You always hear that the police have the best chance of finding someone in the first 48 hours. Yesterday, around 6 p.m., the first 48 hours of my sister's absence had accrued. She ran away on Thursday night after learning that my brother was going to tell our parents about her drug use and addiction.
Mostly, we prayed and cried, driving around - looking for a maroon Saturn with a young girl inside and Oklahoma tags. We cried a lot, but mostly we sat in fear-gripped silence - our emotions changed from hope to fear to depression. At times, exhaustion took over. At times, we felt guilty for feeling tired, feeling hungry. How can we eat at a time like this? How can we sleep when our baby girl is missing?
Last night, I slept in my sister's room. I hoped that my being near her things might bring me some kind of epiphany as to where she is or whether she was safe. I looked at all her girlish teenage possessions - high heeled shoes, cheap costume jewelry, a myriad of dresses and event t-shirts, pictures of friends, mementos from vacations, bottles of scented lotion, her school books. Somehow, I thought these items would give me some clue...Who was my sister? Why had she run away? What had made her turn to the drugs and other acts this past year? How could she have kept such an excellent facade to where even my very perceptive (and close to her) brother didn't have a clue? According to some of her journals and messages to friends, she had been getting high, every day, for over a year. She mentioned drugs I had never even heard of. A complete alternative life that I had never even considered an option for my sweet sister. My crazy, silly, boisterous sister wasn't just being loud and fun...she was putting on an act...high as a kite, and living to be numb.
As I turned out the light and laid in her bed, I stared at the ceiling. Childishly, I hoped some glow in the dark message would appear on the ceiling..."Hi, I am headed to _______. Please come find me." No such luck.
This morning, I awoke feeling empty and helpless. My remaining family members - my parents, two brothers, and a friend of my mom's who is currently living with them went through the motions of eating breakfast, and planned our action for the day.
The phone rang, Dad answered...the silence on his end was deafening. Was this another family member, calling with their concern? Or was it actually a tip relating to Anna? Was she alive or dead? Safe or injured?

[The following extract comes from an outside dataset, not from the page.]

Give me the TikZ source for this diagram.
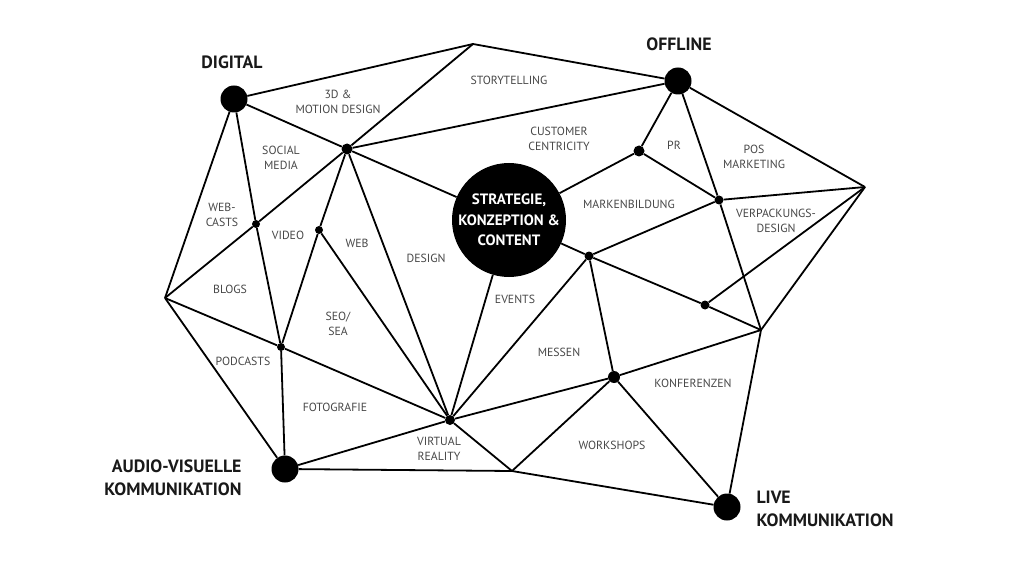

When Dad gave us the thumbs up and exclaimed "Praise the Lord, Officer, thank you," we knew...Anna was found. She had turned herself in to the state police in Illinois. We passed around the phone - blubbering all kinds of sentiments...we missed you, we love you, are you okay?, do you really want to come home?
Each statement was rewarded with a flat "yeah" "okay" or "I'm coming home because I have to finish school." We were relieved, but deflated. This is not how the prodigal son story is supposed to happen. We expected to hear relief in her voice, as there was in ours, but instead...just B flat. Same note, over and over. What terrible things had she experienced the past few days to put her in this state?
We are so thankful that we know that Anna is safe. Everyone's outpouring of love and concern has been incredible. Either late tonight or early tomorrow, she will be back in Tulsa, surrounded by her family. Mom and Dad are going to fly today to Litchfield, IL to get her from the police station and drive her (and her car) home.
We realize that while my sister may be found, she is still lost. Her journey and our family's journey has just begun. This new challenge is uncharted waters for us. You think that at 17, most of the teen angst is gone and the person is gearing up for college, their senior year, their future. With my sister, this is not the case. She is as open as a locked door. I am anxious to see what the future holds for her. Most of all, I am anxious to see her.